Notebook vs spreadsheet vs app
| Notebook | Spreadsheet | App | |
|---|---|---|---|
| Capture friction | Low (if it’s in the car) | High — needs a computer | Lowest — phone at the pump |
| Does the math | No | Yes, if you build it | Yes, built in |
| Setup required | None | An evening of formulas | Minutes |
| Backup / portability | None | Good — you own the file | Depends — demand export & delete |
| Typical failure mode | Lost, or left at home | Sunday backlog, then gaps | Abandoned if it nags or bloats |
When the spreadsheet is right
If you enjoy building it, a spreadsheet is genuinely good: you control every formula, the data is yours forever, and it costs nothing.
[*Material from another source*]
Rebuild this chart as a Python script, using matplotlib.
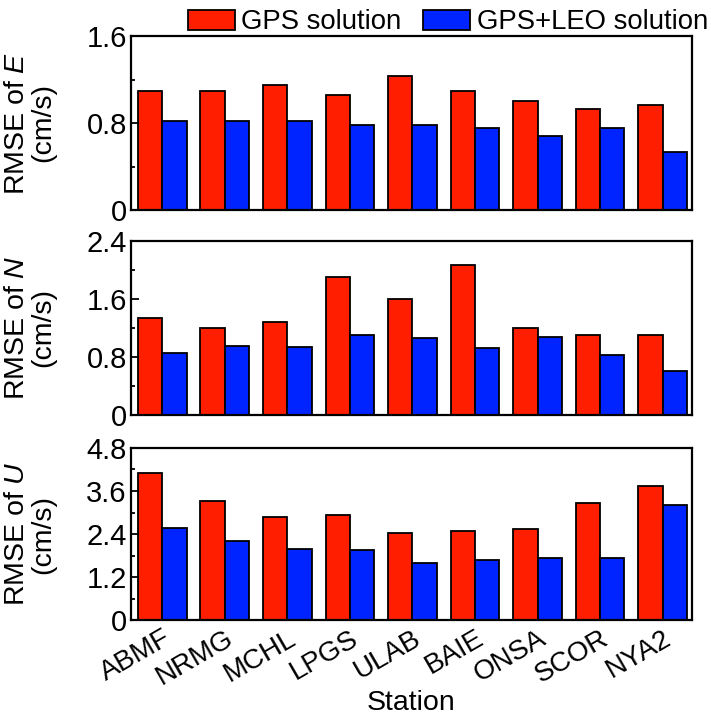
import matplotlib
matplotlib.use("Agg")
import matplotlib.pyplot as plt
import numpy as np
from matplotlib.ticker import MultipleLocator

stations = ["ABMF", "NRMG", "MCHL", "LPGS", "ULAB", "BAIE", "ONSA", "SCOR", "NYA2"]
gps_E = [1.09, 1.09, 1.15, 1.06, 1.23, 1.09, 1.00, 0.93, 0.97]
leo_E = [0.82, 0.82, 0.82, 0.78, 0.78, 0.75, 0.68, 0.75, 0.53]
gps_N = [1.34, 1.20, 1.28, 1.90, 1.60, 2.07, 1.20, 1.10, 1.10]
leo_N = [0.86, 0.95, 0.94, 1.11, 1.06, 0.92, 1.07, 0.83, 0.60]
gps_U = [4.10, 3.32, 2.87, 2.94, 2.43, 2.49, 2.53, 3.27, 3.74]
leo_U = [2.56, 2.20, 1.99, 1.94, 1.60, 1.67, 1.74, 1.72, 3.20]

labels = ["E", "N", "U"]
ymax = [1.6, 2.4, 4.8]
major = [0.8, 0.8, 1.2]
minor = [0.4, 0.4, 0.6]

plt.rcParams['font.family'] = ['Liberation Sans', 'DejaVu Sans']
plt.rcParams['mathtext.fontset'] = 'custom'
plt.rcParams['mathtext.rm'] = 'Liberation Sans'
plt.rcParams['mathtext.it'] = 'Liberation Sans:italic'

RED = '#FF1E00'
BLUE = '#0024FF'

fig = plt.figure(figsize=(7.11, 7.2), dpi=100)
rects = [
    [131/711, 1-210/720, 561/711, 174/720],
    [131/711, 1-415/720, 561/711, 174/720],
    [131/711, 1-620/720, 561/711, 172/720],
]
data = [(gps_E, leo_E), (gps_N, leo_N), (gps_U, leo_U)]
x = np.arange(len(stations))
w = 0.39
axes = []
for k, (r, (g, l)) in enumerate(zip(rects, data)):
    ax = fig.add_axes(r)
    b1 = ax.bar(x - w/2, g, width=w, color=RED, edgecolor='black', linewidth=1.3, label='GPS solution')
    b2 = ax.bar(x + w/2, l, width=w, color=BLUE, edgecolor='black', linewidth=1.3, label='GPS+LEO solution')
    ax.set_xlim(-0.5, 8.47)
    ax.set_ylim(0, ymax[k])
    ax.yaxis.set_major_locator(MultipleLocator(major[k]))
    ax.yaxis.set_minor_locator(MultipleLocator(minor[k]))
    ax.tick_params(axis='y', which='major', direction='in', length=6, width=1.3, labelsize=21, pad=3)
    ax.tick_params(axis='y', which='minor', direction='in', length=3, width=1.3)
    ax.tick_params(axis='x', which='both', length=0)
    ax.yaxis.set_major_formatter(matplotlib.ticker.FuncFormatter(lambda v, p: ('%g' % round(v, 2))))
    for s in ax.spines.values():
        s.set_linewidth(1.6)
    ax.set_ylabel('RMSE of $\\mathit{%s}$\n(cm/s)' % labels[k], fontsize=20.5, linespacing=1.0)
    ax.set_xticks(x)
    if k < 2:
        ax.set_xticklabels([])
    else:
        ax.set_xticklabels(stations, rotation=30, ha='right', rotation_mode='anchor', fontsize=20)
        ax.tick_params(axis='x', pad=4)
        ax.set_xlabel('Station', fontsize=20.5, labelpad=0)
    ax.yaxis.set_label_coords(-0.134, 0.5)
    axes.append(ax)
    if k == 0:
        handles = [b1, b2]

fig.legend(handles, ['GPS solution', 'GPS+LEO solution'], loc='upper right',
           bbox_to_anchor=(1.0155, 1.006), ncol=2, frameon=False, fontsize=19.8,
           handlelength=1.71, handleheight=0.75, handletextpad=0.25, columnspacing=0.78,
           borderaxespad=0.1)

fig.savefig('out.png', dpi=100)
The honest catch is behavioural, not technical — expenses happen at the petrol station and the garage, and the spreadsheet lives on a laptop. Most spreadsheet logs die of the Sunday backlog: receipts pile up, one weekend gets skipped, and the gaps make the averages lie. If you go this route, the discipline that saves it is entering fuel from the receipt at the car, into your phone’s notes, and transferring weekly.
When an app is right
An app wins on the only metric that decides survival: capture takes seconds, at the place the expense happens. The derived numbers — fuel economy, totals by category, cost per kilometre — come free. What to demand from any app before trusting it: it works in your units and currency, it can export or delete your data on request, and the free tier is genuinely usable rather than a teaser.
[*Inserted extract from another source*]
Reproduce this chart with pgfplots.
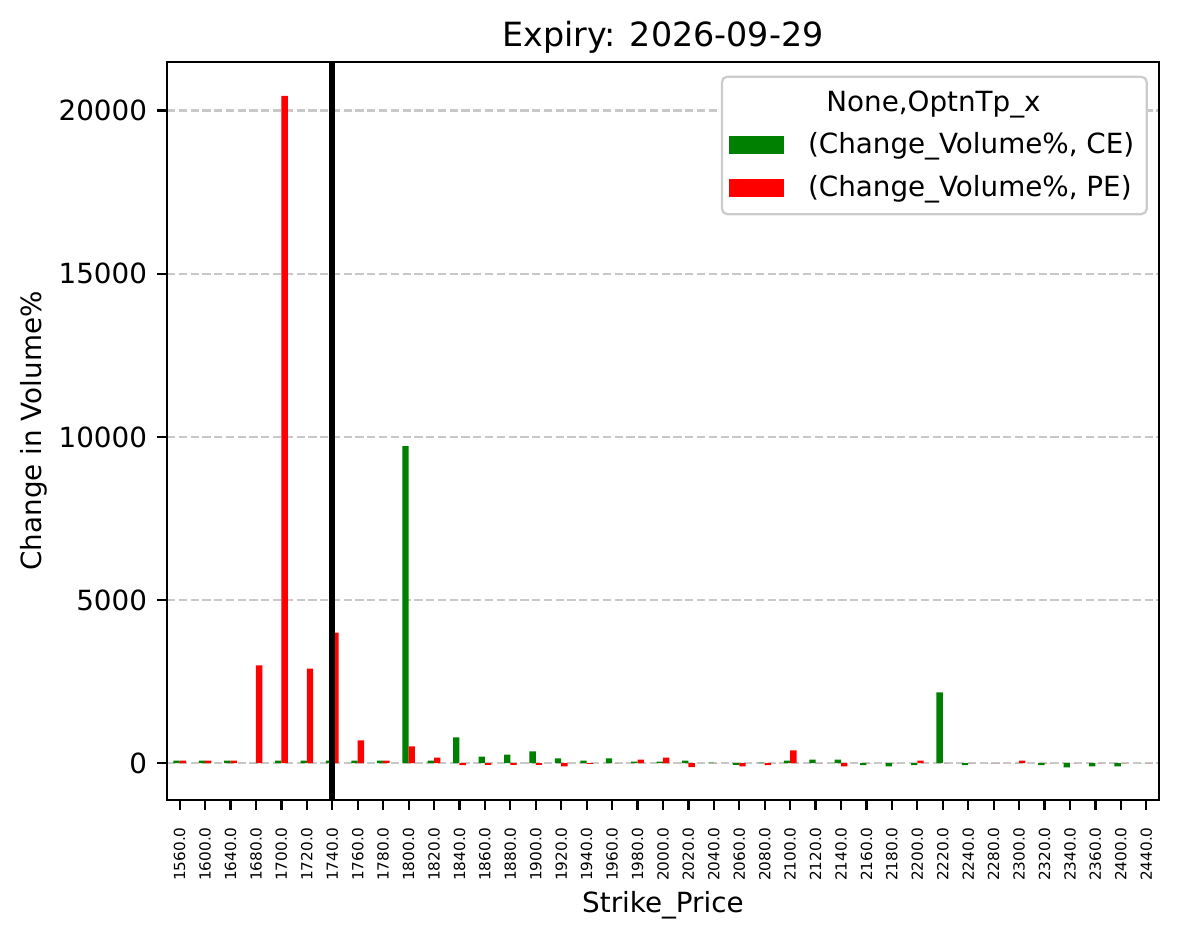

That last paragraph is also a fair description of what we built Vroom to be: a free car diary for one car — fuel with a full-tank toggle, repairs, insurance, any expense — with your stats computed continuously, in your units and currency, and your data deletable in full whenever you choose.
Whatever you pick, track these
- Every fuel fill — date, odometer, litres, price, full-tank or not.
- Every maintenance visit and repair, with what was done.
- Insurance, tax, and the recurring fees that arrive yearly.
- The odometer reading with each entry — it’s what turns money into money per kilometre, the number all the decisions need (see the true cost of owning a car).
Pick the tool you’ll still open in six months. The best expense tracker is the one with no gaps in it.